The issue involves a complex blend of politics. But simply put, once Senate leaders declined to act either on Rendell’s “Cover All Pennsylvanians” or the state House’s less ambitious plan to cover 220,000 more working-age uninsured individuals, a health-care standoff over helping doctors pay malpractice insurance began.

The House bill is called Pennsylvania Access to Basic Care. It would cover 222,000 Pennsylvanians ages 19 to 64 who don’t have health insurance. The existing adult basic plan would include 53,174 enrollees. Some would pay a premium for coverage depending on their incomes.

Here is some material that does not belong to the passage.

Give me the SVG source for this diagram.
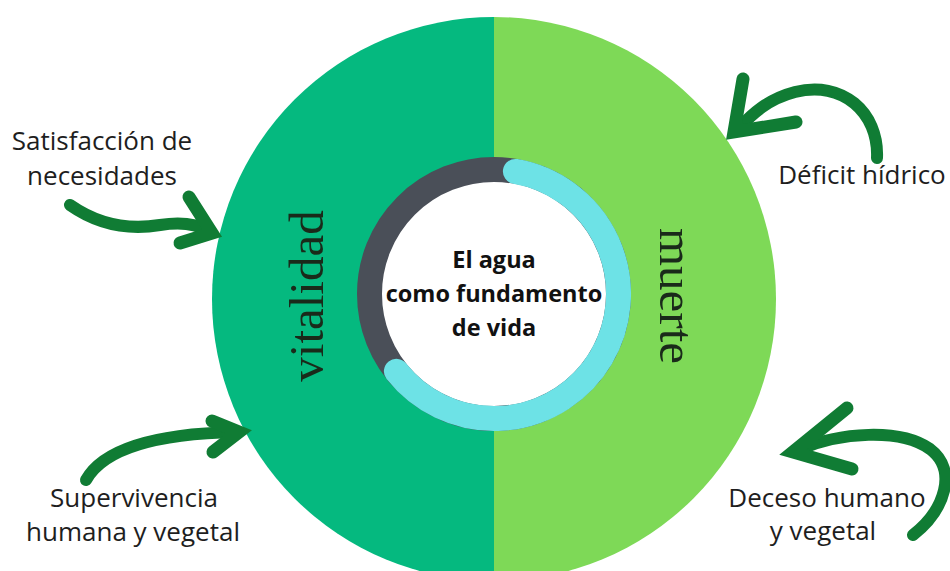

This legislation would also fund an extension of the MCare abatement over 10 years that would invest $3.3 billion more to help doctors pay for malpractice insurance. But Senate leaders, complaining how the House bill would be funded, won’t bring it up for a vote.

This means the state’s physicians must come up with malpractice payments that range from $1,500 a year for primary care physicians to $15,000 annually for high-risk specialists such as orthopedic surgeons and obstetricians.

As a recent Erie Times-News story revealed, some local physicians told Pennsylvania Medical Society President Peter Lund, M.D., that they might retire rather than pay higher malpractice insurance premiums.

“We might see a considerable flight of physicians out of the state,” Lund said. “I have received calls from two Erie County physicians who told me they have had enough, and they are taking early retirement.” Lund said he wrote a check for almost $10,000 for malpractice insurance.

It’s an election year, and nobody, including Senate Republicans, wants to be associated with a tax increase, if that would happen. It’s also certainly fair for Senate Republicans to complain that the malpractice fund should not have been included in the effort to provide uninsured Pennsylvanians with health-care coverage.

But that’s the bill on the table. That’s the political reality right now. It’s just as appropriate to point out that Senate leaders are the ones putting patients, the uninsured and physicians in the middle of this political stalemate.

Here’s a recommendation for both sides of the issue: Let’s negotiate a compromise, because compromise isn’t a bad thing. Partisan politics usually serve only pride and ego. Partisan division is why so many people don’t know enough about their state government, or care enough about it.